--- Task input ---
● ● ● ● ● ● ●
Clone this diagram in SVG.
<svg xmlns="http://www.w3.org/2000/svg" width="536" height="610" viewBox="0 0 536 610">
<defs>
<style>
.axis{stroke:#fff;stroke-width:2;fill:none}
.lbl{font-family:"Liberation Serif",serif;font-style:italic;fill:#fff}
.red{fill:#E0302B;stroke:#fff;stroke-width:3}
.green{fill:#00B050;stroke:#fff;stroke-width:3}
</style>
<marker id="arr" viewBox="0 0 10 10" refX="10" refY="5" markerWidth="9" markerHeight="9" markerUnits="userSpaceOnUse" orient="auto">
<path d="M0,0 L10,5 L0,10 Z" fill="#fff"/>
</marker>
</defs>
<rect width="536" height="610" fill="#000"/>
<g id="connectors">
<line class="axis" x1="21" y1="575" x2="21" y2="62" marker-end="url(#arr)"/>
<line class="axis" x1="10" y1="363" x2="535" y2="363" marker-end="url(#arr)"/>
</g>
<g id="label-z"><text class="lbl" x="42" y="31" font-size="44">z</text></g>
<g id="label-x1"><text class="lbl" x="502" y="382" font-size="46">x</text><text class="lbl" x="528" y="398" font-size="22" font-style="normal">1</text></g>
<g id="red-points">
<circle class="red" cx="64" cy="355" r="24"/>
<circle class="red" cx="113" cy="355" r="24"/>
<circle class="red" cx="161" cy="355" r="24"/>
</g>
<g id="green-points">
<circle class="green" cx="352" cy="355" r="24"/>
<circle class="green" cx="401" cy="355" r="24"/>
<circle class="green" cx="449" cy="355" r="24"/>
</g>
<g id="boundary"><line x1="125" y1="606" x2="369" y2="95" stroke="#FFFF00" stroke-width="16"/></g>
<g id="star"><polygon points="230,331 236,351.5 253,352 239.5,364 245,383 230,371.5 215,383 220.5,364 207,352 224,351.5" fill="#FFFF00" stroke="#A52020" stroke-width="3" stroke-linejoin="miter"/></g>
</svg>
● ● ● ● ● ● ●
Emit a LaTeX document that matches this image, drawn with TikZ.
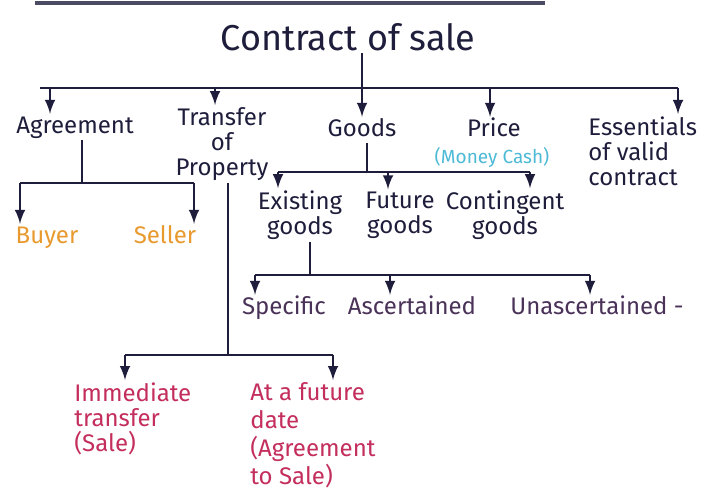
● ● ● ● ● ● ●
--- Set problem ---
Going through the entries above, tally each line that has the word "this". Answer with the number only.

--- The result ---
2